** Start Given information **

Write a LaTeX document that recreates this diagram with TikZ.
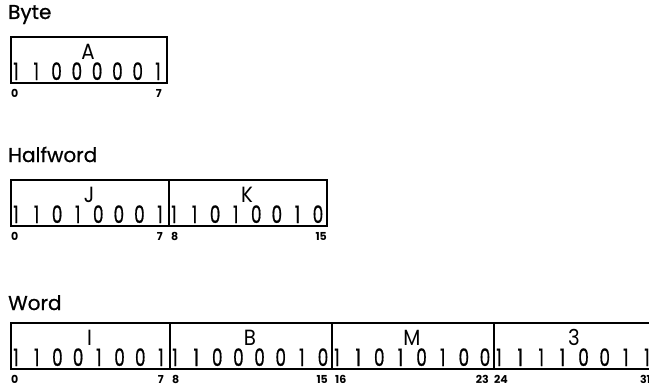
\documentclass[tikz,border=0pt]{standalone}
\usepackage{fontspec}
\setmainfont{Poppins}
\newfontfamily\bitfont[FakeStretch=0.7,FakeBold=0.6]{Poppins}
\newfontfamily\letfont[FakeStretch=0.9]{Poppins}
\newfontfamily\titlefont[FakeBold=0.8]{Poppins}
\usetikzlibrary{calc}
\tikzset{
  cell/.style={draw, line width=1.7pt, minimum height=46, inner sep=0pt, anchor=north west},
  bitstyle/.style={anchor=base, inner sep=0pt, font=\bitfont\fontsize{24}{24}\selectfont},
  letterstyle/.style={anchor=base, inner sep=0pt, font=\letfont\fontsize{22}{22}\selectfont},
  title/.style={anchor=base west, inner sep=0pt, font=\titlefont\fontsize{20}{20}\selectfont},
  lab/.style={inner sep=0pt, font=\bfseries\fontsize{11}{11}\selectfont}
}
\newcommand{\bytecell}[6]{%
  % #1 name, #2 x0, #3 y0, #4 width, #5 letter, #6 bits
  \node[cell, minimum width=#4] (#1) at (#2,#3) {};
  \node[letterstyle] (#1-l) at (#2+#4/2,#3+23) {#5};
  \foreach \b [count=\i] in {#6} {
    \pgfmathsetmacro\xx{#2+6+(\i-1)*(#4-14)/7}
    \node[bitstyle] (#1-\i) at (\xx,#3+44) {\b};
  }
}
\begin{document}
\begin{tikzpicture}[x=1pt,y=-1pt]
  \useasboundingbox (0,0) rectangle (649,388);
  % Byte
  \node[title] (tbyte) at (8,19) {Byte};
  \bytecell{c1}{10}{36}{156}{A}{1,1,0,0,0,0,0,1}
  \node[lab, anchor=base west] (l1a) at (11,97) {0};
  \node[lab, anchor=base east] (l1b) at (162,97) {7};
  % Halfword
  \node[title] (thalf) at (8,162) {Halfword};
  \bytecell{h1}{10}{179}{158}{J}{1,1,0,1,0,0,0,1}
  \bytecell{h2}{168}{179}{158}{K}{1,1,0,1,0,0,1,0}
  \node[lab, anchor=base west] (l2a) at (11,240) {0};
  \node[lab, anchor=base east] (l2b) at (163,240) {7};
  \node[lab, anchor=base west] (l2c) at (171,240) {8};
  \node[lab, anchor=base east] (l2d) at (327,240) {15};
  % Word
  \node[title] (tword) at (8,310) {Word};
  \bytecell{w1}{10}{322}{159}{I}{1,1,0,0,1,0,0,1}
  \bytecell{w2}{169}{322}{162}{B}{1,1,0,0,0,0,1,0}
  \bytecell{w3}{331}{322}{162}{M}{1,1,0,1,0,1,0,0}
  \bytecell{w4}{493}{322}{162}{3}{1,1,1,1,0,0,1,1}
  \node[lab, anchor=base west] (l3a) at (11,383) {0};
  \node[lab, anchor=base east] (l3b) at (164,383) {7};
  \node[lab, anchor=base west] (l3c) at (172,383) {8};
  \node[lab, anchor=base east] (l3d) at (328,383) {15};
  \node[lab, anchor=base west] (l3e) at (335,383) {16};
  \node[lab, anchor=base east] (l3f) at (489,383) {23};
  \node[lab, anchor=base west] (l3g) at (494,383) {24};
  \node[lab, anchor=base east] (l3h) at (651,383) {31};
\end{tikzpicture}
\end{document}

** End Given information **

# Your objective:
Word for word, quote the lines above. Omit the pictures.

# Solution below:
Write a LaTeX document that recreates this diagram with TikZ.
\documentclass[tikz,border=0pt]{standalone}
\usepackage{fontspec}
\setmainfont{Poppins}
\newfontfamily\bitfont[FakeStretch=0.7,FakeBold=0.6]{Poppins}
\newfontfamily\letfont[FakeStretch=0.9]{Poppins}
\newfontfamily\titlefont[FakeBold=0.8]{Poppins}
\usetikzlibrary{calc}
\tikzset{
  cell/.style={draw, line width=1.7pt, minimum height=46, inner sep=0pt, anchor=north west},
  bitstyle/.style={anchor=base, inner sep=0pt, font=\bitfont\fontsize{24}{24}\selectfont},
  letterstyle/.style={anchor=base, inner sep=0pt, font=\letfont\fontsize{22}{22}\selectfont},
  title/.style={anchor=base west, inner sep=0pt, font=\titlefont\fontsize{20}{20}\selectfont},
  lab/.style={inner sep=0pt, font=\bfseries\fontsize{11}{11}\selectfont}
}
\newcommand{\bytecell}[6]{%
  % #1 name, #2 x0, #3 y0, #4 width, #5 letter, #6 bits
  \node[cell, minimum width=#4] (#1) at (#2,#3) {};
  \node[letterstyle] (#1-l) at (#2+#4/2,#3+23) {#5};
  \foreach \b [count=\i] in {#6} {
    \pgfmathsetmacro\xx{#2+6+(\i-1)*(#4-14)/7}
    \node[bitstyle] (#1-\i) at (\xx,#3+44) {\b};
  }
}
\begin{document}
\begin{tikzpicture}[x=1pt,y=-1pt]
  \useasboundingbox (0,0) rectangle (649,388);
  % Byte
  \node[title] (tbyte) at (8,19) {Byte};
  \bytecell{c1}{10}{36}{156}{A}{1,1,0,0,0,0,0,1}
  \node[lab, anchor=base west] (l1a) at (11,97) {0};
  \node[lab, anchor=base east] (l1b) at (162,97) {7};
  % Halfword
  \node[title] (thalf) at (8,162) {Halfword};
  \bytecell{h1}{10}{179}{158}{J}{1,1,0,1,0,0,0,1}
  \bytecell{h2}{168}{179}{158}{K}{1,1,0,1,0,0,1,0}
  \node[lab, anchor=base west] (l2a) at (11,240) {0};
  \node[lab, anchor=base east] (l2b) at (163,240) {7};
  \node[lab, anchor=base west] (l2c) at (171,240) {8};
  \node[lab, anchor=base east] (l2d) at (327,240) {15};
  % Word
  \node[title] (tword) at (8,310) {Word};
  \bytecell{w1}{10}{322}{159}{I}{1,1,0,0,1,0,0,1}
  \bytecell{w2}{169}{322}{162}{B}{1,1,0,0,0,0,1,0}
  \bytecell{w3}{331}{322}{162}{M}{1,1,0,1,0,1,0,0}
  \bytecell{w4}{493}{322}{162}{3}{1,1,1,1,0,0,1,1}
  \node[lab, anchor=base west] (l3a) at (11,383) {0};
  \node[lab, anchor=base east] (l3b) at (164,383) {7};
  \node[lab, anchor=base west] (l3c) at (172,383) {8};
  \node[lab, anchor=base east] (l3d) at (328,383) {15};
  \node[lab, anchor=base west] (l3e) at (335,383) {16};
  \node[lab, anchor=base east] (l3f) at (489,383) {23};
  \node[lab, anchor=base west] (l3g) at (494,383) {24};
  \node[lab, anchor=base east] (l3h) at (651,383) {31};
\end{tikzpicture}
\end{document}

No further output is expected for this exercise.